Though Citigroup sees global inflation rising to 2.8 per cent next year from an estimated 2.2 per cent in 2016, there's also potential turbulence for that trajectory. Risks include tightening financial conditions as the dollar and U.S. interest rates rise, greater international tensions including possible trade wars, and the risk that populist, anti-globalization political parties gain power or influence policies in countries including France and Italy, economists led by Willem Buiter wrote in a recent note.

Commonwealth Bank of Australia's China and Asia economist Li Wei in Sydney still sees China's producer prices leaping to 6 percent by the third quarter next year. Underpinning the estimate are further increases in commodity prices, an improving external environment and Beijing's determination to maintain growth of at least 6.5 per cent through next year because of the 19th Party Congress of the ruling Communist Party and a leadership reshuffle that's likely to be unveiled early in 2018.

"We know that stimulus isn't going away, at least over next year," said Li, who estimates growth of 6.8 percent next year. "We can expect policy makers to try to maintain stable growth all the way through to the government reshuffle."
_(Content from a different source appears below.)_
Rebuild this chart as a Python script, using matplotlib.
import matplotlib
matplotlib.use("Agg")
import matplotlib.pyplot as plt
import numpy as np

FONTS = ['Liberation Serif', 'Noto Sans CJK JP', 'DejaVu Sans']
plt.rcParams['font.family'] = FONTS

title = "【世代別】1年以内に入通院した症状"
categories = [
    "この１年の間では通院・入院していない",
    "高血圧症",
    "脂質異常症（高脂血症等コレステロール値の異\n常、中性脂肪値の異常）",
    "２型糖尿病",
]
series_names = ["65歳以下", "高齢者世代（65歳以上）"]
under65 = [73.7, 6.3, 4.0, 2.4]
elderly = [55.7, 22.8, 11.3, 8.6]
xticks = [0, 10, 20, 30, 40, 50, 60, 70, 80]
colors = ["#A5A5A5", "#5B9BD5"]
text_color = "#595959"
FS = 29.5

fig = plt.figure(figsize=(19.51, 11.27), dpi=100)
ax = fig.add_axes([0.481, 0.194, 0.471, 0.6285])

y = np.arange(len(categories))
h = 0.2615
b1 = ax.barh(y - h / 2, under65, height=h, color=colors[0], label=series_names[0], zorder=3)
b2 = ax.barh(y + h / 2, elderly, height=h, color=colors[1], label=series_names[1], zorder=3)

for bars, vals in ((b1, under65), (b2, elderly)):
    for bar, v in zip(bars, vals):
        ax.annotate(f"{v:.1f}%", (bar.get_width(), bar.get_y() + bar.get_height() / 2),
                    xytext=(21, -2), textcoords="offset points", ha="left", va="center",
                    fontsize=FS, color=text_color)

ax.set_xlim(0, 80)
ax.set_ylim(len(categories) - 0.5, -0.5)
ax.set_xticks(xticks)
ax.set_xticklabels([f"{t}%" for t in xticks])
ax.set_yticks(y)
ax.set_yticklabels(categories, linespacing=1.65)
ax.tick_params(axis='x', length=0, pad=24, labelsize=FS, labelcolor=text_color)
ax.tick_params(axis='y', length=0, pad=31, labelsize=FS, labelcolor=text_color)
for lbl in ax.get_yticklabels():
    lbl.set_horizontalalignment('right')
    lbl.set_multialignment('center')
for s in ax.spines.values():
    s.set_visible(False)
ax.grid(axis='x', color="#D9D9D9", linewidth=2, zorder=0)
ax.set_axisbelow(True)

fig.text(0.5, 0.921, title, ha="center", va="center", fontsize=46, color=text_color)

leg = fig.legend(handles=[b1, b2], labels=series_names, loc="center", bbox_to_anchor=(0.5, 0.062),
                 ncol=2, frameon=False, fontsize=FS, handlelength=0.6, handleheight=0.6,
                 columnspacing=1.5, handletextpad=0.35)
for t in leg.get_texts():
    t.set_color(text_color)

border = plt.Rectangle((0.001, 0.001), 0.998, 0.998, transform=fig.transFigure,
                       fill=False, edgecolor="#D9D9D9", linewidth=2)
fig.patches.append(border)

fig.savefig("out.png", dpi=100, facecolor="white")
Calibrating stimulus to maintain employment while avoiding excessive inflation in goods and services or assets "will keep policy makers busy in the coming year," Andrew Tilton, chief Asia-Pacific economist at Goldman Sachs Group Inc. in Hong Kong, wrote in a recent note. "Fiscal/credit stimulus and the ongoing depreciation have shifted domestic price pressures to the upside" and policy will quickly pivot to stimulus should growth sag during the leadership transition.

Those likely to feel the biggest lift from rising producer prices in China would be the country's top five markets: the U.S., Hong Kong, Japan, South Korea and Mexico. When China inflates, the rest of Asia gets dragged along, says Loevinger.

"China has started to export inflation rather than deflation," said Shen Jianguang, chief Asia economist at Mizuho Securities Asia Ltd. in Hong Kong. It will do so through exports, "and increasing overseas prices will in turn affect costs for Chinese companies."